begin RECORDED INFORMATION

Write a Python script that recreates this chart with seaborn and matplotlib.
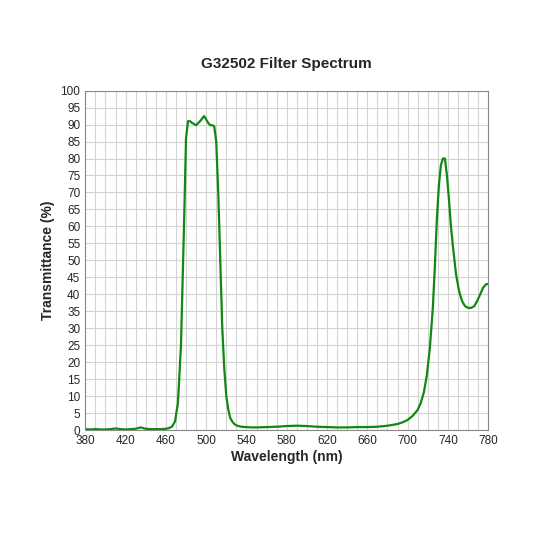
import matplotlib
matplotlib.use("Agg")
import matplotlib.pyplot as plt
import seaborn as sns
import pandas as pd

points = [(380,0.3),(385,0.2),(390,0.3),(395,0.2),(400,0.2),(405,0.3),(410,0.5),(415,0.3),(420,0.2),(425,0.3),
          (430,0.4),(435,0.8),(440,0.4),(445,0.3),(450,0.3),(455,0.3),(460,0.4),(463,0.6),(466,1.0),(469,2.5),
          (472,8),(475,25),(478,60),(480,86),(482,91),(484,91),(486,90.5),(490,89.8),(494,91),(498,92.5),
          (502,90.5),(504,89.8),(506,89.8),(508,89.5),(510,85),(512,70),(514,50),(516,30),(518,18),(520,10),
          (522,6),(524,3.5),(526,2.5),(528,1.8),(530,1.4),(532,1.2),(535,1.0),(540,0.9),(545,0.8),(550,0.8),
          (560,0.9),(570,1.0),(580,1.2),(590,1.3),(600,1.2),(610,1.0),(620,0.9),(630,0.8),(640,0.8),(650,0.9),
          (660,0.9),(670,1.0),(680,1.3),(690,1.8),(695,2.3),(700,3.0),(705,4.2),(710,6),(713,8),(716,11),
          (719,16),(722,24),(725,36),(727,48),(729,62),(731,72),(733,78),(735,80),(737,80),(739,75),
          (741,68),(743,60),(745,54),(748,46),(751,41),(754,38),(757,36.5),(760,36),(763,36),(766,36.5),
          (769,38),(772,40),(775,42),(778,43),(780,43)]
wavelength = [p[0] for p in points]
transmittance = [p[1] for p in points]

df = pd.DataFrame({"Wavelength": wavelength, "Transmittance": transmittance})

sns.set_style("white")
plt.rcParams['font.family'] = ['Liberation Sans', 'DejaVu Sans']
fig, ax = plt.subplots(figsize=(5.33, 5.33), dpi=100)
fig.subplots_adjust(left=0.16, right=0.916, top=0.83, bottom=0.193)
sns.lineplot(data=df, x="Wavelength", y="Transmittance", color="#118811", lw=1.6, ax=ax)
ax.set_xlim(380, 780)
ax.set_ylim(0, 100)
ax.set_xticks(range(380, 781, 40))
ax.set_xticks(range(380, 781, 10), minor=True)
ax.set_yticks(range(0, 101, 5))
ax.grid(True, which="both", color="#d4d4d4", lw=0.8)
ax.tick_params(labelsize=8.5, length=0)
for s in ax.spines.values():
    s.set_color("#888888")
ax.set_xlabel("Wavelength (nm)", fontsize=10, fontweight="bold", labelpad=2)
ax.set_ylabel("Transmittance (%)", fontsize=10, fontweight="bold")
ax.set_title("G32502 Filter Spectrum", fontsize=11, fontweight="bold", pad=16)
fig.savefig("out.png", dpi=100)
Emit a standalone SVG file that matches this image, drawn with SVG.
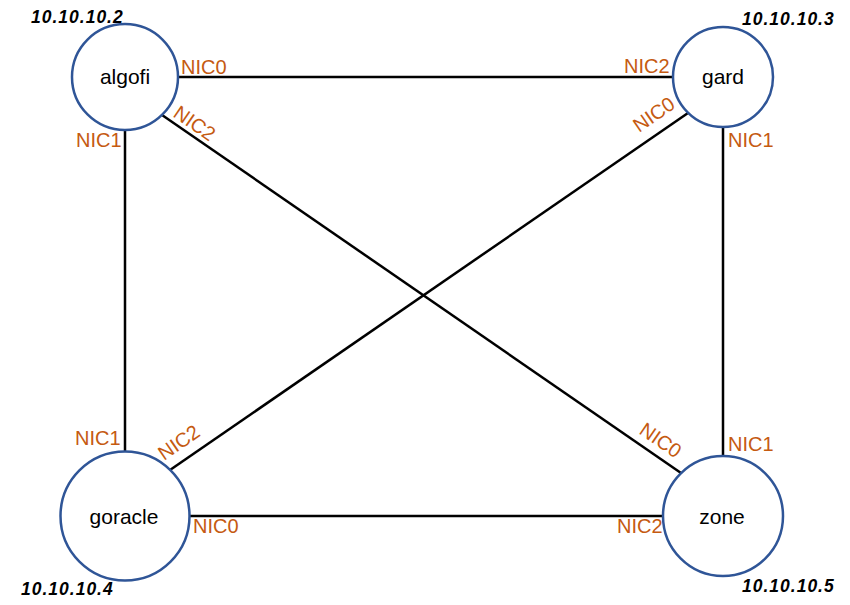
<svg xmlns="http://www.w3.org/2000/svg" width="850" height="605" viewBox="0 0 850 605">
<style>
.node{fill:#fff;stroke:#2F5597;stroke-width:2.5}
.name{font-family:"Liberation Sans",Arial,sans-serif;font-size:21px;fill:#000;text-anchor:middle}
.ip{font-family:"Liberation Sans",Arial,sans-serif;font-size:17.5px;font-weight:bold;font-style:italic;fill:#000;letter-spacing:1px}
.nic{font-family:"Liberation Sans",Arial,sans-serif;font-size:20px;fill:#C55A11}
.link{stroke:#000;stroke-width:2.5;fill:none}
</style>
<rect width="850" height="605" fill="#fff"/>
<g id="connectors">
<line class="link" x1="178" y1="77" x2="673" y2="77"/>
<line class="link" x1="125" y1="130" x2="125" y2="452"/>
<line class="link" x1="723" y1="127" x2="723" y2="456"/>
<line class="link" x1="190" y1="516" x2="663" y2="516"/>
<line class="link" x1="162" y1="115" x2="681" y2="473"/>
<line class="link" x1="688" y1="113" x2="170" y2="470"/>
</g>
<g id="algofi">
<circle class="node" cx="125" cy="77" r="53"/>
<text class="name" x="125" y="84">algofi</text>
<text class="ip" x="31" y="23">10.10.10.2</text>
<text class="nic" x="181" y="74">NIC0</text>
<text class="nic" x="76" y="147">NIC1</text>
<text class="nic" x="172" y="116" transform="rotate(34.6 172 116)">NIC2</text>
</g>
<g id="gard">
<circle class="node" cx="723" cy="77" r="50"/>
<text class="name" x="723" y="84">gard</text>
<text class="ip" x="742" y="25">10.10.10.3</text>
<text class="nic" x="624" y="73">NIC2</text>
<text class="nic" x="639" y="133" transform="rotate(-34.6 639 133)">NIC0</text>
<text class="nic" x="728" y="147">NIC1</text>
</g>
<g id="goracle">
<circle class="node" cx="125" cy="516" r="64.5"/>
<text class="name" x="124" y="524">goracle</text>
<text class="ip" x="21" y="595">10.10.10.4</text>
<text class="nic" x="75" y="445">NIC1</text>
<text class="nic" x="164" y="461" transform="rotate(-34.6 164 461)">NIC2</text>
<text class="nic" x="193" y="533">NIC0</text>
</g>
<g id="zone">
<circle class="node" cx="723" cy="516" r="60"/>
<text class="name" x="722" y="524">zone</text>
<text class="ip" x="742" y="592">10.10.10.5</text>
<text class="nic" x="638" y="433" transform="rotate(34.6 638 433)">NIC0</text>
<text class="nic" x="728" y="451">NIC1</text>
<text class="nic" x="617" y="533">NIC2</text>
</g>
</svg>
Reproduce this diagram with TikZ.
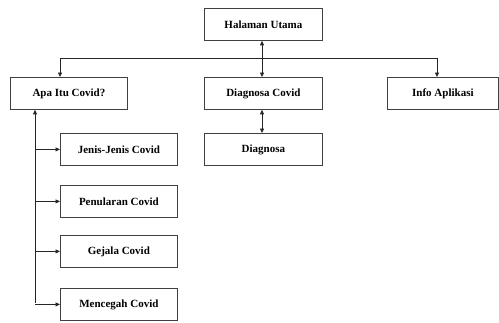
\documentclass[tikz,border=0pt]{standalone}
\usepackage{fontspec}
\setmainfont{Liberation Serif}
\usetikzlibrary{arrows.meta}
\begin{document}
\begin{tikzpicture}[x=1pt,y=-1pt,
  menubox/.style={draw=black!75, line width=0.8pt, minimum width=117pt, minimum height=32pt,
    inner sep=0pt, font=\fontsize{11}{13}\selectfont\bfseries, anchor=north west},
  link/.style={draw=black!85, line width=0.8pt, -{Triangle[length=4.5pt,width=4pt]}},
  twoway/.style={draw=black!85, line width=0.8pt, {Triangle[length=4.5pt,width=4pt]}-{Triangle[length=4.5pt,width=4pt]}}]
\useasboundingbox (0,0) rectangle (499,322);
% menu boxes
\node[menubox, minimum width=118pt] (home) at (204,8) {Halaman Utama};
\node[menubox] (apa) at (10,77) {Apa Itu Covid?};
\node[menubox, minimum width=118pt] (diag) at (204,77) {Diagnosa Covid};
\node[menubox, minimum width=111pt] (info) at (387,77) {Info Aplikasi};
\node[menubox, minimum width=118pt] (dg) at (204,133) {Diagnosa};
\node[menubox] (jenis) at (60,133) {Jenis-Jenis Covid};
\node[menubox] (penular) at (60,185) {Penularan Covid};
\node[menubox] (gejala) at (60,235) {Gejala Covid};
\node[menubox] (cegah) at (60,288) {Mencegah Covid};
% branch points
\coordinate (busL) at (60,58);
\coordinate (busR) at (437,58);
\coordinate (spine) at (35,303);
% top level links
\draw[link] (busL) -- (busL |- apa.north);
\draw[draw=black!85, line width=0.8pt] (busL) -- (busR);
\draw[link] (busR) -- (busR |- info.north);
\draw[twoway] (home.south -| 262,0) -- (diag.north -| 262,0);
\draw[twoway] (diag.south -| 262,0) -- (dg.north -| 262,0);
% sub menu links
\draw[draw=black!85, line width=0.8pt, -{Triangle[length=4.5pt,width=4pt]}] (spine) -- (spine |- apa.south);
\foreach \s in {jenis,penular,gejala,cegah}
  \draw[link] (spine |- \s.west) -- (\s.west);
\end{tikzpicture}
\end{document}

end RECORDED INFORMATION

PROBLEM DETAILS:
The lines from the start of the data through the line that contains "import pandas as pd" are to be returned exactly, please, with both ends included and every picture left out.

ANSWER BELOW:
Write a Python script that recreates this chart with seaborn and matplotlib.
import matplotlib
matplotlib.use("Agg")
import matplotlib.pyplot as plt
import seaborn as sns
import pandas as pd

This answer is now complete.